Oireachtas Joint and Select Committees
Thursday, 12 November 2015
Joint Oireachtas Committee on Health and Children
Child and Infant Mental Health: Discussion
I welcome the presentations from the attendees. With regard to investment, we have been informed that €35 million extra has been invested each year, except for one year when €25 million was put in, over the past five years. That represents an increase next year of €165 million extra every year, as recruited people must be paid every year and introduced services must be provided every year. It is not as simple as having €35 million and giving another €35 million. There will have been €165 million put in after the last budget. Every time we ask questions on the number of people recruited, we are told there are difficulties relating to access. We want to recruit approximately 1,100 people into the area, including CAMHS. People have mentioned that some of the investment has gone into CAMHS so perhaps we can get a handle on what developments have taken place because of the investment.

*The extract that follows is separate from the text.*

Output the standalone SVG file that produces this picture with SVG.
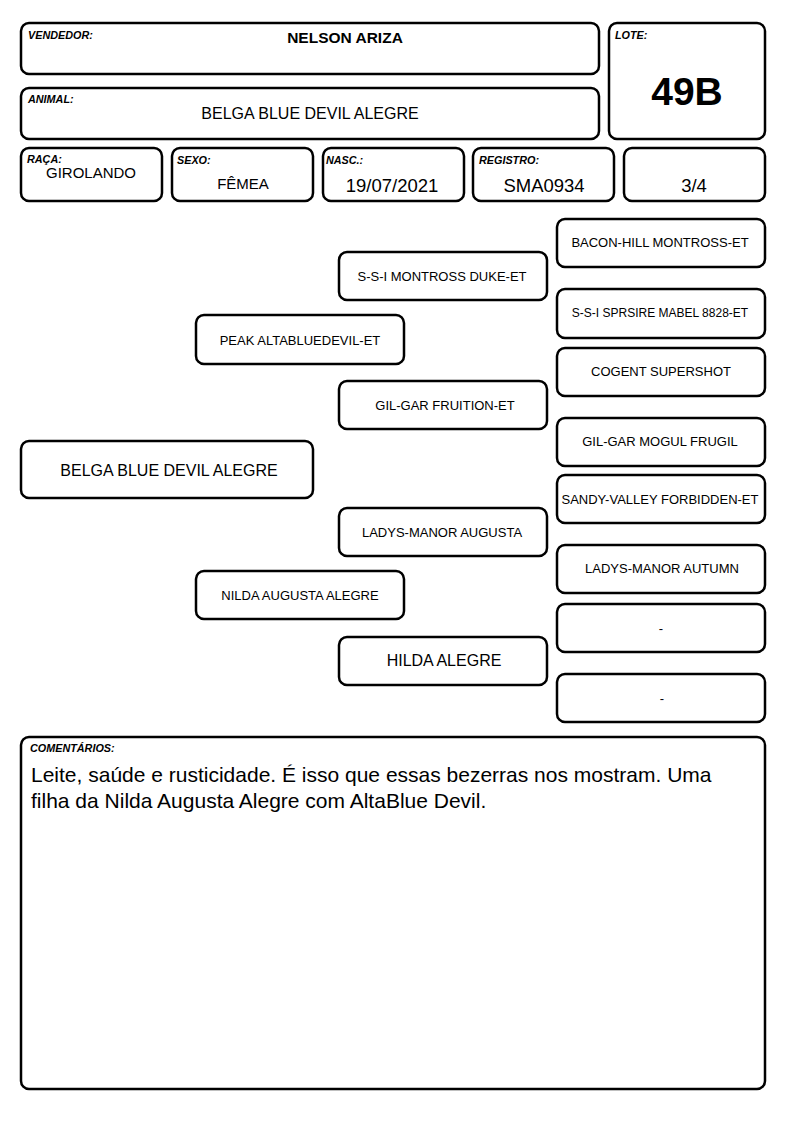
<svg xmlns="http://www.w3.org/2000/svg" width="794" height="1123" viewBox="0 0 794 1123">
<style>
.b{fill:#fff;stroke:#000;stroke-width:2.5}
.lbl{font-family:"Liberation Sans",Arial,sans-serif;font-size:10.8px;font-weight:bold;font-style:italic;fill:#000}
.t{font-family:"Liberation Sans",Arial,sans-serif;fill:#000;text-anchor:middle}
.p{font-size:13px}
.ps{font-size:12px}
.pl{font-size:16px}
.v{font-size:18.5px}
</style>
<rect width="794" height="1123" fill="#fff"/>
<g id="vendedor"><rect class="b" x="21" y="23" width="578" height="51" rx="8"/><text class="lbl" x="28" y="39">VENDEDOR:</text><text class="t" x="345" y="43" style="font-size:15.5px;font-weight:bold">NELSON ARIZA</text></g>
<g id="animal"><rect class="b" x="21" y="88" width="578" height="51" rx="8"/><text class="lbl" x="28" y="103">ANIMAL:</text><text class="t" x="310" y="119" style="font-size:16px">BELGA BLUE DEVIL ALEGRE</text></g>
<g id="lote"><rect class="b" x="609" y="23" width="156" height="116" rx="8"/><text class="lbl" x="615" y="39">LOTE:</text><text class="t" x="687" y="105" style="font-size:39px;font-weight:bold">49B</text></g>
<g id="raca"><rect class="b" x="21" y="148" width="141" height="53" rx="8"/><text class="lbl" x="27" y="163">RAÇA:</text><text class="t" x="91" y="178" style="font-size:15px">GIROLANDO</text></g>
<g id="sexo"><rect class="b" x="172" y="148" width="141" height="53" rx="8"/><text class="lbl" x="177" y="164">SEXO:</text><text class="t" x="243" y="189" style="font-size:15px">FÊMEA</text></g>
<g id="nasc"><rect class="b" x="323" y="148" width="141" height="53" rx="8"/><text class="lbl" x="326" y="164">NASC.:</text><text class="t v" x="392" y="192">19/07/2021</text></g>
<g id="registro"><rect class="b" x="473" y="148" width="141" height="53" rx="8"/><text class="lbl" x="479" y="164">REGISTRO:</text><text class="t v" x="544" y="192">SMA0934</text></g>
<g id="grau"><rect class="b" x="624" y="148" width="141" height="53" rx="8"/><text class="t v" x="694" y="192">3/4</text></g>
<g id="connectors"></g>
<g id="n-animal"><rect class="b" x="21" y="441" width="292" height="57" rx="8"/><text class="t pl" x="169" y="476">BELGA BLUE DEVIL ALEGRE</text></g>
<g id="n-pai"><rect class="b" x="196" y="315" width="208" height="49" rx="8"/><text class="t p" x="300" y="345">PEAK ALTABLUEDEVIL-ET</text></g>
<g id="n-mae"><rect class="b" x="196" y="571" width="208" height="48" rx="8"/><text class="t p" x="300" y="600">NILDA AUGUSTA ALEGRE</text></g>
<g id="n-avo1"><rect class="b" x="339" y="252" width="208" height="48" rx="8"/><text class="t p" x="442" y="281">S-S-I MONTROSS DUKE-ET</text></g>
<g id="n-avo2"><rect class="b" x="339" y="381" width="208" height="48" rx="8"/><text class="t p" x="445" y="410">GIL-GAR FRUITION-ET</text></g>
<g id="n-avo3"><rect class="b" x="339" y="508" width="208" height="48" rx="8"/><text class="t p" x="442" y="537">LADYS-MANOR AUGUSTA</text></g>
<g id="n-avo4"><rect class="b" x="339" y="637" width="208" height="48" rx="8"/><text class="t pl" x="444" y="666">HILDA ALEGRE</text></g>
<g id="n-b1"><rect class="b" x="557" y="219" width="208" height="48" rx="8"/><text class="t p" x="660" y="247">BACON-HILL MONTROSS-ET</text></g>
<g id="n-b2"><rect class="b" x="557" y="289" width="208" height="49" rx="8"/><text class="t ps" x="660" y="317">S-S-I SPRSIRE MABEL 8828-ET</text></g>
<g id="n-b3"><rect class="b" x="557" y="348" width="208" height="48" rx="8"/><text class="t p" x="661" y="376">COGENT SUPERSHOT</text></g>
<g id="n-b4"><rect class="b" x="557" y="418" width="208" height="48" rx="8"/><text class="t p" x="660" y="446">GIL-GAR MOGUL FRUGIL</text></g>
<g id="n-b5"><rect class="b" x="557" y="475" width="208" height="48" rx="8"/><text class="t p" x="660" y="504">SANDY-VALLEY FORBIDDEN-ET</text></g>
<g id="n-b6"><rect class="b" x="557" y="545" width="208" height="48" rx="8"/><text class="t p" x="662" y="573">LADYS-MANOR AUTUMN</text></g>
<g id="n-b7"><rect class="b" x="557" y="604" width="208" height="48" rx="8"/><text class="t p" x="661" y="633">-</text></g>
<g id="n-b8"><rect class="b" x="557" y="674" width="208" height="48" rx="8"/><text class="t p" x="662" y="703">-</text></g>
<g id="comentarios"><rect class="b" x="21" y="737" width="744" height="352" rx="8"/><text class="lbl" x="30" y="752">COMENTÁRIOS:</text>
<text style="font-family:'Liberation Sans',Arial,sans-serif;font-size:21px;fill:#000"><tspan x="31" y="782">Leite, saúde e rusticidade. É isso que essas bezerras nos mostram. Uma</tspan><tspan x="31" y="808">filha da Nilda Augusta Alegre com AltaBlue Devil.</tspan></text></g>
</svg>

There is a difficulty in that beds are vacant while children are in adult facilities. It is a real difficulty. I come from Limerick and if somebody there needs child inpatient care, the family must go outside the area. Parents are often inclined to say that they want to visit their child every day and cannot do it if the child is in Dublin, Cork or Galway. The same applies for Donegal. How does somebody in Donegal visit a child of four, five, six, eight, ten or 12 in a hospital when a parent feels his or her presence is very important to the child's recovery because of their relationship?

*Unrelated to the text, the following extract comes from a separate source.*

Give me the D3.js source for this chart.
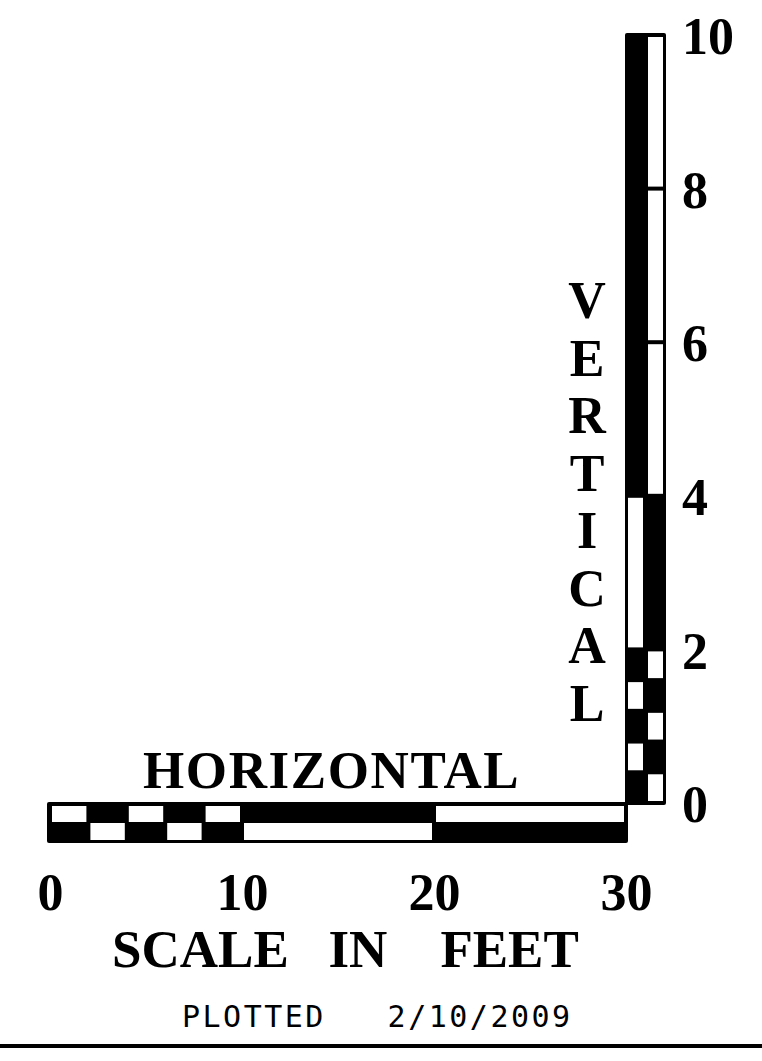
<!DOCTYPE html>
<html>
<head>
<meta charset="utf-8">
<script src="https://cdn.jsdelivr.net/npm/d3@7"></script>
<style>
  html, body { margin: 0; padding: 0; background: #fff; }
  svg { display: block; }
</style>
</head>
<body>
<div id="chart"></div>
<script>
// ---- data (feet) ----
const hTickValues = [0, 10, 20, 30];
const vTickValues = [0, 2, 4, 6, 8, 10];
const hSegStart = [0, 2, 4, 6, 8, 10, 20];
const hSegEnd   = [2, 4, 6, 8, 10, 20, 30];
const hTopWhite = [1, 0, 1, 0, 1, 0, 1];          // bottom row is the complement
const vSegStart = [0, 0.4, 0.8, 1.2, 1.6, 2, 4, 6, 8];
const vSegEnd   = [0.4, 0.8, 1.2, 1.6, 2, 4, 6, 8, 10];
const vRightWhite = [1, 0, 1, 0, 1, 0, 1, 1, 1];  // left column is the complement
const titleH = "HORIZONTAL";
const titleV = "VERTICAL";
const caption = "SCALE   IN    FEET";
const plotted = "PLOTTED   2/10/2009";

// ---- layout ----
const W = 762, H = 1061;
const serif = "'Liberation Serif', 'Times New Roman', serif";

const svg = d3.select("#chart").append("svg")
  .attr("width", W).attr("height", H);
svg.append("rect").attr("width", W).attr("height", H).attr("fill", "#fff");

const x = d3.scaleLinear().domain([0, 30]).range([50, 626]);
const y = d3.scaleLinear().domain([0, 10]).range([803, 35]);

// ---- horizontal bar ----
const hb = svg.append("g");
hb.append("rect")
  .attr("x", x(0) - 3).attr("y", 802)
  .attr("width", x(30) - x(0) + 5).attr("height", 41)
  .attr("rx", 2).attr("fill", "#000");
const hData = hSegStart.map((s, i) => ({ s, e: hSegEnd[i], top: hTopWhite[i] }));
hb.selectAll("rect.cell").data(hData).join("rect")
  .attr("class", "cell")
  .attr("x", d => x(d.s) + 2)
  .attr("width", d => x(d.e) - x(d.s) - 4)
  .attr("y", d => d.top ? 806 : 823)
  .attr("height", d => d.top ? 16 : 17)
  .attr("fill", "#fff");

// ---- vertical bar ----
const vb = svg.append("g");
vb.append("rect")
  .attr("x", 625).attr("y", y(10) - 2)
  .attr("width", 41).attr("height", y(0) - y(10) + 4)
  .attr("rx", 2).attr("fill", "#000");
const vData = vSegStart.map((s, i) => ({ s, e: vSegEnd[i], right: vRightWhite[i] }));
vb.selectAll("rect.cell").data(vData).join("rect")
  .attr("class", "cell")
  .attr("x", d => d.right ? 648 : 628)
  .attr("width", 15)
  .attr("y", d => y(d.e) + 2)
  .attr("height", d => y(d.s) - y(d.e) - 4)
  .attr("fill", "#fff");

// ---- axes (tick labels only) ----
const gx = svg.append("g")
  .attr("transform", "translate(0,873)")
  .call(d3.axisBottom(x).tickValues(hTickValues).tickSize(0).tickPadding(0).tickFormat(d3.format("d")));
gx.select(".domain").remove();
gx.attr("font-family", serif).attr("font-size", 52).attr("font-weight", "bold");
gx.selectAll("text").attr("fill", "#000");

const gy = svg.append("g")
  .attr("transform", "translate(682,0)")
  .call(d3.axisRight(y).tickValues(vTickValues).tickSize(0).tickPadding(0).tickFormat(d3.format("d")));
gy.select(".domain").remove();
gy.attr("font-family", serif).attr("font-size", 52).attr("font-weight", "bold");
gy.selectAll("text").attr("fill", "#000").attr("dy", "0.36em");

// ---- titles ----
svg.append("text")
  .attr("x", 143).attr("y", 788)
  .attr("font-family", serif).attr("font-size", 53).attr("font-weight", "bold")
  .attr("letter-spacing", 1.6)
  .text(titleH);

svg.append("g").selectAll("text").data(titleV.split("")).join("text")
  .attr("x", 587)
  .attr("y", (d, i) => 318 + i * 57.5)
  .attr("text-anchor", "middle")
  .attr("font-family", serif).attr("font-size", 52).attr("font-weight", "bold")
  .text(d => d);

svg.append("text")
  .attr("x", 112).attr("y", 967)
  .attr("font-family", serif).attr("font-size", 53).attr("font-weight", "bold")
  .style("white-space", "pre")
  .text(caption);

svg.append("text")
  .attr("x", 182).attr("y", 1027)
  .attr("font-family", "'DejaVu Sans Mono', monospace").attr("font-size", 30)
  .attr("letter-spacing", 2.5)
  .style("white-space", "pre")
  .text(plotted);

// ---- bottom rule ----
svg.append("line")
  .attr("x1", 0).attr("x2", W)
  .attr("y1", 1046).attr("y2", 1046)
  .attr("stroke", "#000").attr("stroke-width", 4);
</script>
</body>
</html>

The witnesses spoke about out-of-hours services but going back ten years, there were no out-of-hours services for anybody. There is a level of service now. Is it still confined to 8 a.m. to 5 p.m. on weekdays? There are certain areas that have expanded the service to weekends. What level of out-of-hours services are there now for child and adolescent psychiatric services? With regard to self-harm, we know the largest cohort of females is in those aged 15 to 20, and for men it is for those aged between 20 and 25. It is a young person's issue. Each year, there are approximately 1,100 admissions to accident and emergency services related to this. Two eminent people are involved in the area, Professor Ella Arensman, president of the International Association for Suicide Prevention and director of the National Suicide Research Foundation in Cork and Professor Keith Hawton in Oxford, and they have stated that for every person who attends a psychiatric unit having self-harmed, there are at least eight who do not attend. Those people either go to their doctor or, because of stigma, which is another issue, conceal it within the family. Some do not even report it. If we are to extrapolate from those expert figures, it means more than 60,000 people of all ages are self-harming every year although it is predominantly a young person's issue.
We are still severely under-resourced in mental health services, going back decades or perhaps centuries. We still have less than 6% of the total health budget going to mental health services. England and Scotland put 13% of the budget into these services and Wales puts in 18% of its budget. We have a big hill to climb in providing proper mental health services for children and adults in this country.